La imborrable memoria de los hermanos Carlos Santiago y Pedro Andrés Restrepo, de 18 y 15 años respectivamente, asesinados por el escuadrón policial conocido como SIC 10 del régimen febrescorderista en 1988, incita a reflexionar sobre el rol del Estado en la sociedad.
Desaparecidos en el sector del valle de Cumbayá, próximo a la ciudad de Quito, su exterminio representa el primer crimen de Estado reconocido oficialmente por las autoridades ecuatorianas. La posterior muerte de su madre, Helena Arismendi, en un accidente de tránsito mientras recorría el país clamando justicia, representa la lucha denodada de una mujer contra la más ignominiosa vulneración de los derechos humanos de sus hijos por parte de los organismos estatales.
Tres décadas de búsqueda constante de los restos de los jóvenes Restrepo simbolizan treinta años de brega incansable por la justicia. Una justicia que jamás reparó el daño infringido a la familia Restrepo Arismendi, ni con declaraciones protocolares ni con indemnizaciones monetarias.
Un Estado que se confesó criminal, pero que jamás devolvió vivos ni muertos a los niños arrestados por la policía la mañana del 8 de enero de 1988 en su vehículo familiar.
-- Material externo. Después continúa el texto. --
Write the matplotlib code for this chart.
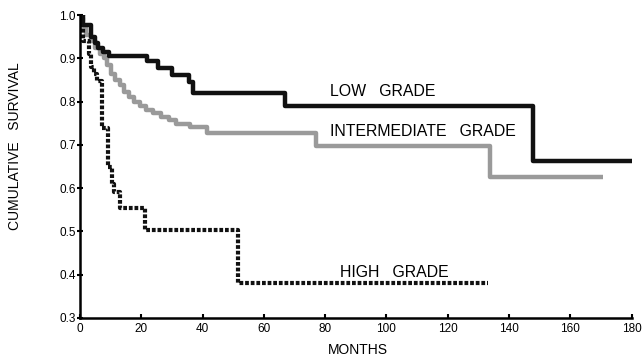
import matplotlib
matplotlib.use("Agg")
import matplotlib.pyplot as plt

plt.rcParams["font.family"] = ["Liberation Sans", "DejaVu Sans"]

# Kaplan-Meier steps (months, cumulative survival)
low_t = [0, 1, 3.5, 5, 6, 7.5, 9.5, 22, 25.5, 30, 35.5, 37, 67, 147.7, 180]
low_s = [1.0, 0.977, 0.95, 0.935, 0.925, 0.915, 0.905, 0.895, 0.878, 0.862, 0.845, 0.82, 0.79, 0.663, 0.663]

mid_t = [0, 0.8, 2, 3.5, 5, 6.5, 8, 9, 10, 11.5, 13, 14.5, 16, 17.5, 19.5, 21.5, 24,
         26.5, 29, 31.5, 36, 41.5, 77, 133.7, 170.5]
mid_s = [1.0, 0.97, 0.955, 0.94, 0.925, 0.91, 0.90, 0.885, 0.865, 0.85, 0.838, 0.822, 0.81,
         0.80, 0.79, 0.78, 0.773, 0.765, 0.758, 0.748, 0.742, 0.727, 0.698, 0.626, 0.626]

high_t = [0, 1, 3, 3.5, 4.5, 5.5, 7.2, 9.2, 10.5, 11.2, 13.2, 21.2, 51.5, 133]
high_s = [1.0, 0.94, 0.91, 0.88, 0.865, 0.848, 0.74, 0.65, 0.61, 0.59, 0.555, 0.503, 0.38, 0.38]

x_ticks = [0, 20, 40, 60, 80, 100, 120, 140, 160, 180]
y_ticks = [0.3, 0.4, 0.5, 0.6, 0.7, 0.8, 0.9, 1.0]

fig = plt.figure(figsize=(6.44, 3.6), dpi=100)
ax = fig.add_axes([0.124, 0.117, 0.857, 0.841])

ax.step(mid_t, mid_s, where="post", color="#9a9a9a", linewidth=3.2, solid_capstyle="butt")
ax.step(low_t, low_s, where="post", color="#111111", linewidth=3.2, solid_capstyle="butt")
ax.step(high_t, high_s, where="post", color="#111111", linewidth=3.0,
        dashes=(0.9, 0.45), dash_capstyle="butt")

ax.text(81.5, 0.823, "LOW   GRADE", fontsize=11.4, va="center", ha="left")
ax.text(81.5, 0.731, "INTERMEDIATE   GRADE", fontsize=11.4, va="center", ha="left")
ax.text(85, 0.405, "HIGH   GRADE", fontsize=11.4, va="center", ha="left")

ax.set_xlim(0, 180)
ax.set_ylim(0.3, 1.0)
ax.set_xticks(x_ticks)
ax.set_yticks(y_ticks)
ax.set_yticklabels([f"{v:.1f}" for v in y_ticks])
ax.tick_params(axis="both", labelsize=8.5, width=1.5, length=4, pad=1)
ax.tick_params(axis="y", direction="inout")
ax.tick_params(axis="x", direction="in", length=3, pad=4)

ax.spines["top"].set_visible(False)
ax.spines["right"].set_visible(False)
ax.spines["left"].set_linewidth(1.8)
ax.spines["bottom"].set_linewidth(1.8)

fig.text(0.555, 0.028, "MONTHS", fontsize=10, ha="center", va="center")
fig.text(0.024, 0.595, "CUMULATIVE   SURVIVAL", fontsize=10, ha="center", va="center",
         rotation=90)

fig.savefig("out.png", dpi=100)
plt.close(fig)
Un Estado que desplegó todas las estratagemas de la impunidad, luego de cegar la vida de Carlos Santiago y Pedro Andrés con el engaño policial, el fraude judicial y la complicidad política de los gobiernos de turno que se sucedieron uno a uno en la consecución del encubrimiento. Un Estado que adeuda al país cabal justicia frente al crimen de los Restrepo que, como todo crimen de lesa humanidad, merece castigo y reposición del daño causado.
Un Estado, por cuyo sentido democrático esta constitucionalmente obligado a ser un ente protector de derechos. No obstante, este imperativo obliga a repensar si el rol del Estado se cumple íntegramente como gestor de seguridad social, equidad económica, fomento a la cultura y proveedor de educación, salud, transporte, entre otros.
Probablemente, ante la perversa dinámica de desacreditar al Estado para imponer los designios de la lógica privada, la memoria de los hermanos Restrepo obligue a reformular la gestión de un Estado más humanizado e incluyente que garantice los derechos de los ecuatorianos y ecuatorianas bajo un mismo cielo patrio y devuelva su dignidad colectiva.
La memoria imborrable de los jóvenes Restrepo será un aliciente perenne para concebir y luchar por un mundo más justo y solidario, una sociedad más hospitalaria, un país más amable bajo la égida de un Estado más respetuoso de nuestro derecho a la vida. Ese es el legado de su preciosa existencia.